Your task is to retype the lines from the opening of the material through the line that includes "import math". Do not copy the pictures.

▶ _Information provided_
* Start *

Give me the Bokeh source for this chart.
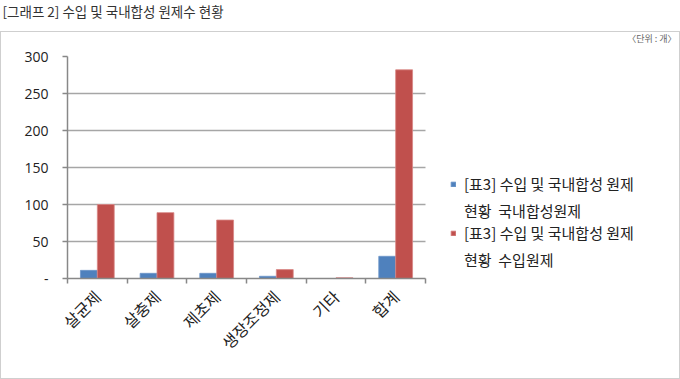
from bokeh.plotting import figure
from bokeh.models import (Range1d, FixedTicker, Legend, LegendItem, ColumnDataSource, Title,
                          InlineStyleSheet, Grid)
from bokeh.transform import dodge
from bokeh.embed import file_html
from bokeh.resources import INLINE
import math

categories = ["살균제", "살충제", "제초제", "생장조정제", "기타", "합계"]
domestic = [11, 7, 7, 3, 0, 30]      # 국내합성원제
imported = [100, 89, 79, 12, 1, 282]  # 수입원제
y_ticks = [0, 50, 100, 150, 200, 250, 300]
series_lines = [("[표3] 수입 및 국내합성 원제", "현황  국내합성원제"),
                ("[표3] 수입 및 국내합성 원제", "현황  수입원제")]
title_text = "[그래프 2] 수입 및 국내합성 원제수 현황"
unit_text = "〈단위 : 개〉"

BLUE = "#4f81bd"
RED = "#c0504d"
KR = "Noto Sans CJK KR"
W, H = 680, 379
FRAME_L, FRAME_R, CAT_R = 67, 676, 425
n = len(categories)
x_end = n * (FRAME_R - FRAME_L) / (CAT_R - FRAME_L)

box_css = InlineStyleSheet(css="""
:host { position: relative; }
:host::after { content: ""; position: absolute; left: 0px; top: 31px; width: 678px; height: 346px;
  border: 1px solid #cfcfcf; pointer-events: none; }
""")

p = figure(width=W, height=H, output_backend="svg", toolbar_location=None,
           x_range=Range1d(0, x_end), y_range=Range1d(0, 300),
           min_border_left=FRAME_L, min_border_right=W - FRAME_R, min_border_top=55, min_border_bottom=101,
           title_location=None)
p.outline_line_color = None
p.stylesheets = [box_css]

centers = [i + 0.5 for i in range(n)]
bw = 0.283
src = ColumnDataSource(dict(x=centers, dom=domestic, imp=imported))
r1 = p.vbar(x=dodge("x", -bw / 2), top="dom", width=bw, source=src,
            fill_color=BLUE, line_color="#6f97c9", line_width=0.8)
r2 = p.vbar(x=dodge("x", bw / 2), top="imp", width=bw, source=src,
            fill_color=RED, line_color="#d88785", line_width=0.8)
ghost = p.vbar(x=[], top=[], width=0.1, fill_alpha=0, line_alpha=0)

xa = p.xaxis[0]
xa.bounds = (0, n)
xa.ticker = FixedTicker(ticks=centers, minor_ticks=list(range(n + 1)))
xa.major_label_overrides = {c: nm for c, nm in zip(centers, categories)}
xa.major_tick_out = 0
xa.major_tick_in = 0
xa.minor_tick_out = 5
xa.minor_tick_in = 0
xa.minor_tick_line_color = "#888888"
xa.minor_tick_line_width = 1.5
xa.axis_line_color = "#888888"
xa.axis_line_width = 1.5
xa.major_label_orientation = math.pi / 4
xa.major_label_text_font = KR
xa.major_label_text_font_size = "16px"
xa.major_label_text_color = "#222222"
xa.major_label_standoff = 10

ya = p.yaxis[0]
ya.ticker = FixedTicker(ticks=y_ticks)
ya.major_label_overrides = {0: "-"}
ya.major_tick_out = 5
ya.major_tick_in = 0
ya.minor_tick_line_color = None
ya.axis_line_color = "#888888"
ya.axis_line_width = 1.5
ya.major_tick_line_color = "#888888"
ya.major_tick_line_width = 1.5
ya.major_label_text_font = "Open Sans"
ya.major_label_text_font_size = "14px"
ya.major_label_text_color = "#222222"
ya.major_label_standoff = 14

p.xgrid.grid_line_color = None
yg = p.ygrid[0]
if "cross_bounds" in Grid.properties():
    yg.cross_bounds = (0, n)
    yg.grid_line_color = "#a6a6a6"
    yg.grid_line_width = 1.5
else:
    yg.grid_line_color = None
    p.segment(x0=0, x1=n, y0=y_ticks[1:], y1=y_ticks[1:], line_color="#a6a6a6", line_width=1.5,
              level="underlay")

# titles: first added sits closest to the plot
p.add_layout(Title(text=unit_text, align="right", offset=0, standoff=19, vertical_align="top",
                   text_font=KR, text_font_size="9px", text_font_style="normal",
                   text_color="#666666"), "above")
p.add_layout(Title(text=title_text, align="left", offset=-65, standoff=0, vertical_align="top",
                   text_font=KR, text_font_size="13.5px", text_font_style="normal",
                   text_color="#333333"), "above")

# legend: one legend per series, two text lines each
legend_common = dict(orientation="vertical", glyph_width=6, glyph_height=6, label_standoff=8,
                     spacing=4, label_height=23, padding=0, margin=0, border_line_color=None,
                     background_fill_alpha=0, label_text_font=KR, label_text_font_size="15px",
                     label_text_color="#222222")
for (l1, l2), rend, yoff in zip(series_lines, [r1, r2], [56, 7]):
    lg = Legend(items=[LegendItem(label=l1, renderers=[rend]),
                       LegendItem(label=l2, renderers=[ghost])],
                location=(383, yoff), **legend_common)
    p.add_layout(lg, "center")

open("out.html", "w").write(file_html(p, INLINE))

* End *

▶ _Response to the task_
Give me the Bokeh source for this chart.
from bokeh.plotting import figure
from bokeh.models import (Range1d, FixedTicker, Legend, LegendItem, ColumnDataSource, Title,
                          InlineStyleSheet, Grid)
from bokeh.transform import dodge
from bokeh.embed import file_html
from bokeh.resources import INLINE
import math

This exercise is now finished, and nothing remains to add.